薩迦(サキャ)寺の概要
薩迦(サキャ)寺はチベット自治区薩迦(サキャ)県の奔波山に位置し、チベット仏教薩迦(サキャ)派の寺院であり、1961年、国務院に「全国の重点文化財保護部門」として指定された。
1073年、吐蕃(トバン)王朝の豪族昆(クン)一族の昆・貢却傑布(クンチョク・ギャルポ)は奔波山南部の山腹にサキャ寺を建立し、サキャ派が誕生した。
13世紀初め、成吉思汗(ジンギスカン)を始めとする蒙古部落が強大になり、武力によって中原を統一。1240年、元朝の闊端(クテン)、チベット出兵前に、各派の中で名声が高い薩班貢葛堅賛(サパン・ゴンガギェルツェン)の引見を希望。1244年、サパン・ゴンガギェルツェンが甥の八思巴(パスパ)を率いて涼州(現在の甘粛省武威)へ。1247年、サパン・ゴンガギェルツェンとパスパが涼州でクテンと面会、同時に、元朝の条件を受け入れるようチベット各派の高僧や豪族を説得。これによりチベットは正式に中国に組み込まれた。フビライは中国を統一し、中央政府を樹立した後、パスパを「国師」に封じ、全国の仏教関係の事務とチベットの管理を任せた。パスパは皇帝の命により、チベットの13万世帯の戸籍を調査し、法律を制定し、1268年にサキャで地方政権のサキャ王朝を樹立した。パスパは元朝の中央政府に所属するチベット地方の行政長官になり、サキャ派の勢力も最盛となった。
サキャ寺は仲曲(チュンジュ)河の両岸に建てられ、昔はサキャ南寺・サキャ北寺と呼ばれた。
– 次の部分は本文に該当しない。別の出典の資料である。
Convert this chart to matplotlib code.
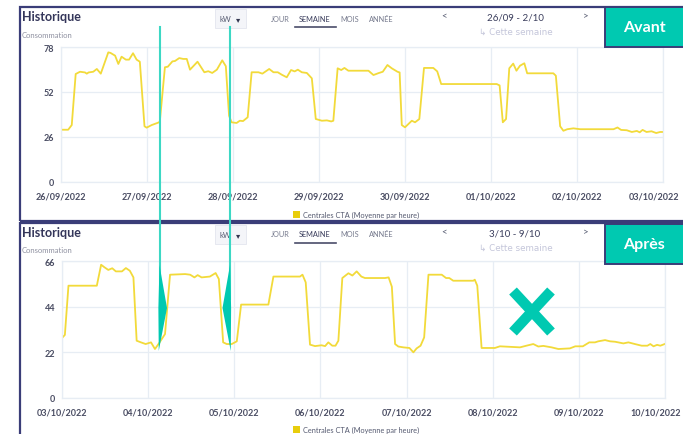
import matplotlib.pyplot as plt
from matplotlib.patches import Rectangle, Polygon
from matplotlib.lines import Line2D
from matplotlib.transforms import ScaledTranslation

# --- data (hours since start of week, kW) ---
top_hours = [0.2, 2.0, 3.0, 4.1, 5.3, 6.7, 7.2, 7.7, 9.0, 10.0, 11.1, 13.2, 13.8, 15.1, 16.0,
             16.9, 18.1, 19.0, 20.1, 21.1, 22.0, 23.3, 23.9,
             25.3, 27.4, 27.6, 29.0, 29.8, 31.1, 31.8, 33.0, 34.1, 35.1, 36.0, 38.1, 40.0,
             41.1, 42.2, 43.5, 45.0, 46.0, 46.9, 47.6,
             49.0, 49.9, 50.8, 52.1, 53.2, 55.1, 56.2, 58.1, 59.3, 60.5, 61.6, 63.0, 64.2,
             65.2, 66.1, 67.2, 68.6, 70.0, 71.1, 72.8, 74.2, 75.4, 76.0,
             77.2, 78.2, 79.1, 80.2, 85.8, 87.2, 88.6, 89.8, 91.1, 92.3, 93.9, 94.5, 95.1, 96.0,
             97.9, 98.8, 100.0, 101.3, 103.9, 105.0, 106.1, 121.6, 122.4, 123.3, 124.2,
             125.1, 126.2, 127.1, 128.1, 129.3, 130.1, 137.4, 138.1, 139.3, 140.2, 141.3,
             143.0, 144.9, 154.2, 155.3, 156.3, 157.9, 159.3, 160.7, 161.5, 162.3, 163.4,
             164.8, 166.1, 167.2, 168.0]
top_values = [30.2, 30.2, 32.9, 62.4, 63.7, 63.3, 62.6, 63.3, 63.7, 65.3, 62.6, 74.9, 74.6, 73.0, 68.2,
              72.4, 70.7, 70.7, 74.4, 70.7, 69.5, 32.2, 31.4,
              32.9, 34.5, 35.4, 66.3, 66.6, 69.7, 69.9, 71.6, 71.1, 71.1, 64.9, 69.5, 63.4,
              64.0, 63.0, 64.9, 70.3, 66.9, 38.3, 34.5,
              34.1, 35.4, 35.2, 37.4, 63.4, 63.4, 62.6, 65.3, 63.4, 63.4, 62.0, 60.5, 64.7,
              63.9, 64.9, 63.4, 63.0, 59.9, 36.4, 35.4, 35.6, 35.0, 35.4,
              65.7, 64.7, 65.9, 64.3, 64.3, 61.8, 62.9, 63.7, 67.6, 65.7, 63.7, 63.3, 32.9, 31.6,
              35.4, 34.5, 36.4, 65.9, 65.9, 63.9, 56.6, 56.6, 55.8, 34.5, 36.4,
              65.7, 68.4, 64.3, 67.2, 68.6, 62.8, 62.8, 61.4, 32.2, 29.6, 30.5,
              31.0, 30.5, 30.5, 31.5, 30.1, 29.9, 28.9, 29.5, 28.7, 30.1, 28.9,
              29.3, 28.3, 28.9, 28.9]

bottom_hours = [0.0, 0.8, 1.8, 9.7, 10.9, 11.8, 12.9, 14.0, 15.0, 16.7, 17.8, 18.9, 19.9, 20.8,
                22.0, 23.3, 24.8, 25.9, 27.0, 28.7, 30.1, 34.3, 35.7, 36.9, 37.8, 38.9, 41.2,
                42.8, 43.7, 44.9, 45.9, 47.3, 48.7, 49.9, 57.5, 58.9, 66.3, 67.0, 67.9, 69.1,
                70.5, 72.3, 73.3, 74.2, 75.3, 76.2, 77.0, 78.1, 79.8, 80.9, 82.1, 83.4, 84.4,
                90.0, 91.0, 91.9, 92.8, 93.7, 95.1, 96.8, 97.9, 98.8, 99.9, 100.9, 102.1, 105.8,
                107.0, 107.9, 109.0, 114.6, 115.0, 115.7, 116.9, 120.6, 122.0, 127.6, 129.4,
                131.3, 132.7, 134.1, 136.4, 138.3, 141.5, 143.0, 145.1, 146.9, 148.5, 149.4,
                151.3, 152.7, 154.1, 156.4, 157.8, 159.6, 161.5, 163.1, 163.9, 164.8, 165.8,
                166.7, 167.9]
bottom_values = [28.9, 30.4, 54.1, 54.1, 64.2, 63.0, 61.7, 62.5, 61.0, 61.0, 62.6, 61.3, 58.1, 27.6,
                 26.8, 26.0, 26.8, 23.6, 26.3, 30.8, 59.4, 59.7, 59.4, 58.1, 59.2, 58.1, 58.5,
                 60.2, 57.3, 26.8, 26.0, 26.0, 27.3, 45.0, 45.0, 58.5, 58.5, 59.4, 55.7, 25.7,
                 25.0, 25.4, 25.0, 26.8, 25.2, 25.2, 27.6, 57.8, 60.1, 59.0, 61.0, 58.5, 57.8,
                 57.8, 58.1, 53.6, 26.0, 24.8, 24.4, 24.1, 22.0, 23.9, 25.2, 29.2, 59.4, 59.4,
                 57.8, 57.8, 56.5, 56.5, 57.0, 54.1, 24.1, 24.1, 24.9, 24.4, 25.2,
                 26.0, 24.8, 25.1, 24.4, 23.6, 23.9, 24.9, 24.9, 26.8, 26.8, 27.3,
                 27.9, 27.3, 27.1, 26.3, 26.8, 26.0, 25.2, 25.2, 26.0, 24.9, 25.6,
                 25.2, 26.0]

top_dates = ["26/09/2022", "27/09/2022", "28/09/2022", "29/09/2022",
             "30/09/2022", "01/10/2022", "02/10/2022", "03/10/2022"]
bottom_dates = ["03/10/2022", "04/10/2022", "05/10/2022", "06/10/2022",
                "07/10/2022", "08/10/2022", "09/10/2022", "10/10/2022"]
top_yticks = [0, 26, 52, 78]
bottom_yticks = [0, 22, 44, 66]
series_label = "Centrales CTA (Moyenne par heure)"

W, H = 683, 435
NAVY = "#3a3d78"
TEAL = "#00c9b1"
LINE_TEAL = "#3dd8c4"
YELLOW = "#f2da3a"
GRID = "#e7edf4"
plt.rcParams['font.family'] = ['Lato', 'DejaVu Sans']

fig = plt.figure(figsize=(W / 100, H / 100), dpi=100)
fig.patch.set_facecolor("white")


def fx(px):
    return px / W


def fy(py):
    return 1 - py / H


def panel(top, bottom, period, title_y, legend_y):
    # frame of the screenshot panel
    fig.patches.append(Rectangle((fx(20), fy(bottom)), fx(700) - fx(20), fy(top) - fy(bottom),
                                 transform=fig.transFigure, fill=False, ec=NAVY, lw=1.6))
    t = title_y
    fig.text(fx(22), fy(t), "Historique", fontsize=9, fontweight="bold", color="#34365a",
             va="center")
    fig.text(fx(22), fy(t + 18), "Consommation", fontsize=5.5, color="#8e90a0", va="center")
    fig.patches.append(Rectangle((fx(215), fy(t + 12)), fx(31), 19 / H, transform=fig.transFigure,
                                 fc="#f4f5f9", ec="#e3e5ee", lw=0.6))
    fig.text(fx(225), fy(t + 2.5), "kW", fontsize=5.5, color="#555a70", ha="center", va="center")
    fig.text(fx(238), fy(t + 2.5), "▾", fontsize=6, color="#333650", ha="center", va="center")
    for label, x in [("JOUR", 280), ("SEMAINE", 315), ("MOIS", 350), ("ANNÉE", 381)]:
        fig.text(fx(x), fy(t + 2), label, fontsize=5.3, ha="center", va="center",
                 color="#3a3d5c" if label == "SEMAINE" else "#777b8e")
    fig.lines.append(Line2D([fx(295), fx(336)], [fy(t + 11), fy(t + 11)],
                            transform=fig.transFigure, color="#4a4d6a", lw=1.2))
    fig.text(fx(444), fy(t), "<", fontsize=7, color="#555a70", ha="center", va="center")
    fig.text(fx(586), fy(t), ">", fontsize=7, color="#555a70", ha="center", va="center")
    fig.text(fx(515), fy(t + 1), period, fontsize=7, color="#3a3d5c", ha="center", va="center")
    fig.text(fx(516), fy(t + 15), "↳ Cette semaine", fontsize=6.3, color="#c4c6da",
             ha="center", va="center", family=['DejaVu Sans'])
    # legend
    fig.patches.append(Rectangle((fx(293), fy(legend_y + 3.5)), fx(7), 7 / H,
                                 transform=fig.transFigure, fc="#e8cd0c", ec="none"))
    fig.text(fx(303), fy(legend_y), series_label, fontsize=5.3, color="#555a70", va="center")


def chart(left, right, top, bottom, hours, values, dates, yticks):
    ax = fig.add_axes([fx(left), fy(bottom), fx(right) - fx(left), fy(top) - fy(bottom)])
    ax.plot(hours, values, color=YELLOW, lw=1.3, solid_joinstyle="round")
    ax.set_xlim(0, 168)
    ax.set_ylim(0, yticks[-1])
    ax.set_xticks(range(0, 169, 24))
    ax.set_xticklabels(dates)
    ax.set_yticks(yticks)
    ax.grid(True, color=GRID, lw=0.9)
    ax.set_axisbelow(True)
    for s in ax.spines.values():
        s.set_color(GRID)
        s.set_linewidth(0.9)
    ax.tick_params(length=0, labelsize=6.5, labelcolor="#4a4d63", pad=5)
    ax.tick_params(axis="x", pad=7)
    for lab in ax.get_xticklabels() + ax.get_yticklabels():
        lab.set_fontweight("bold")
    # last date sits at the image edge: nudge it left so it stays readable
    last = ax.get_xticklabels()[-1]
    last.set_transform(last.get_transform() + ScaledTranslation(-0.09, 0, fig.dpi_scale_trans))
    return ax


panel(8, 222, "26/09 - 2/10", 17, 215.5)
panel(224, 445, "3/10 - 9/10", 233, 430)
chart(61, 663, 48, 183, top_hours, top_values, top_dates, top_yticks)
chart(62, 665, 262, 399, bottom_hours, bottom_values, bottom_dates, bottom_yticks)

# "Avant" / "Après" badges
for y0, word in [(8, "Avant"), (225, "Après")]:
    fig.patches.append(Rectangle((fx(605), fy(y0 + 40)), fx(90), 40 / H, transform=fig.transFigure,
                                 fc=TEAL, ec=NAVY, lw=1.4, zorder=5))
    fig.text(fx(644), fy(y0 + 20), word, fontsize=11.5, fontweight="bold", color="white",
             ha="center", va="center", zorder=6)

# teal markers across both panels
for x, d in [(159.5, 7.5), (230, -7.5)]:
    fig.lines.append(Line2D([fx(x), fx(x)], [fy(28), fy(300)], transform=fig.transFigure,
                            color=LINE_TEAL, lw=1.5, zorder=4))
    fig.patches.append(Polygon([(fx(x), fy(266)), (fx(x + d), fy(309)), (fx(x - d * 0.1), fy(352)),
                                (fx(x - d * 0.15), fy(309))], closed=True,
                               transform=fig.transFigure, fc=TEAL, ec="none", zorder=4))

# cross over the weekend
for (x0, y0), (x1, y1) in [((513, 292), (551, 333)), ((513, 333), (551, 292))]:
    fig.lines.append(Line2D([fx(x0), fx(x1)], [fy(y0), fy(y1)], transform=fig.transFigure,
                            color=TEAL, lw=7.5, solid_capstyle="butt", zorder=4))

fig.savefig("out.png", dpi=100)
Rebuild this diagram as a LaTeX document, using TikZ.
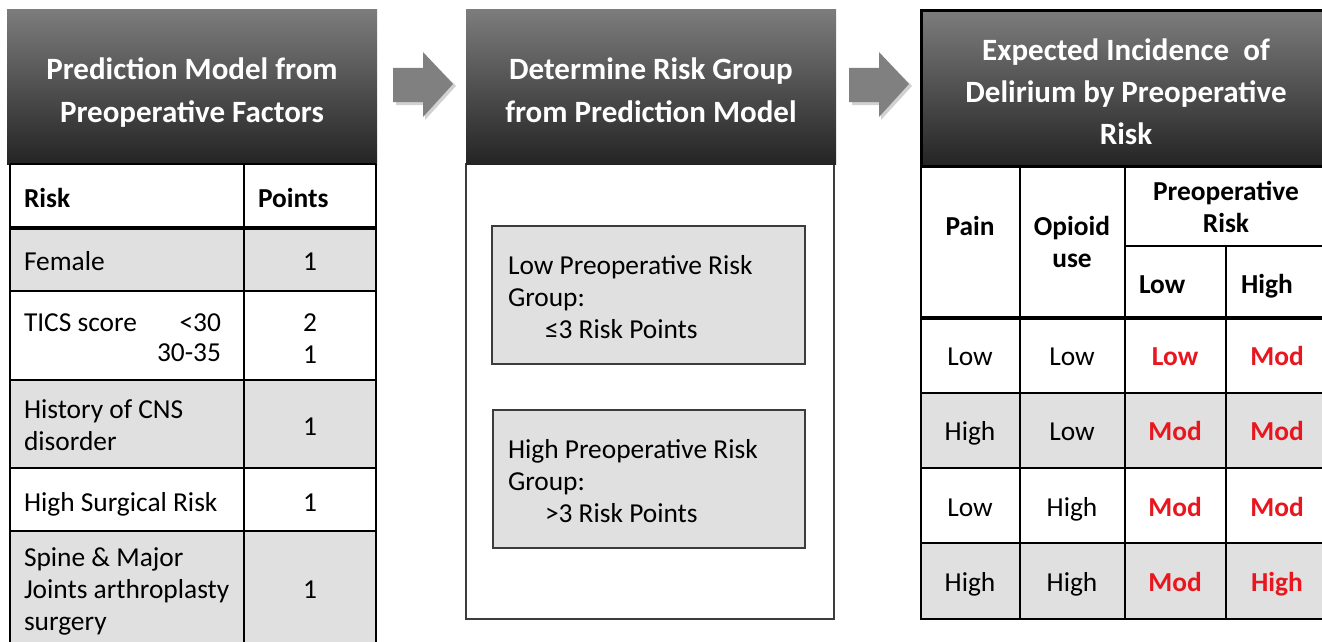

寺全体で40の建物があり、壮大な規模の寺院建築群である。
サキャ南寺は1268年に建てられたもの。当時、漢民族の職人も施工に参加した。その後数度の拡張や補修作業を経て、現在の規模になった。寺全体は平面が方形を呈し、高い壁に囲まれ、総面積1万4760平方メートルである。
サキャ寺は建立されて、すでに900年余りの歴史がある。その間、サキャ王朝は全チベットを70年余り統治したことがある。境内には、大量の文物が保存されており、中でも経書が最も有名である。サキャ北寺と南寺に所蔵される経典・書籍は2万4000点を超えるという。
このほか、サキャ寺には、元朝の中央政府から贈られた法衣、法器、服装品、装身具、宋朝以来の仏像、刺繍、供物、陶磁器などが所蔵されており、「第二の敦煌」と褒め称えられている。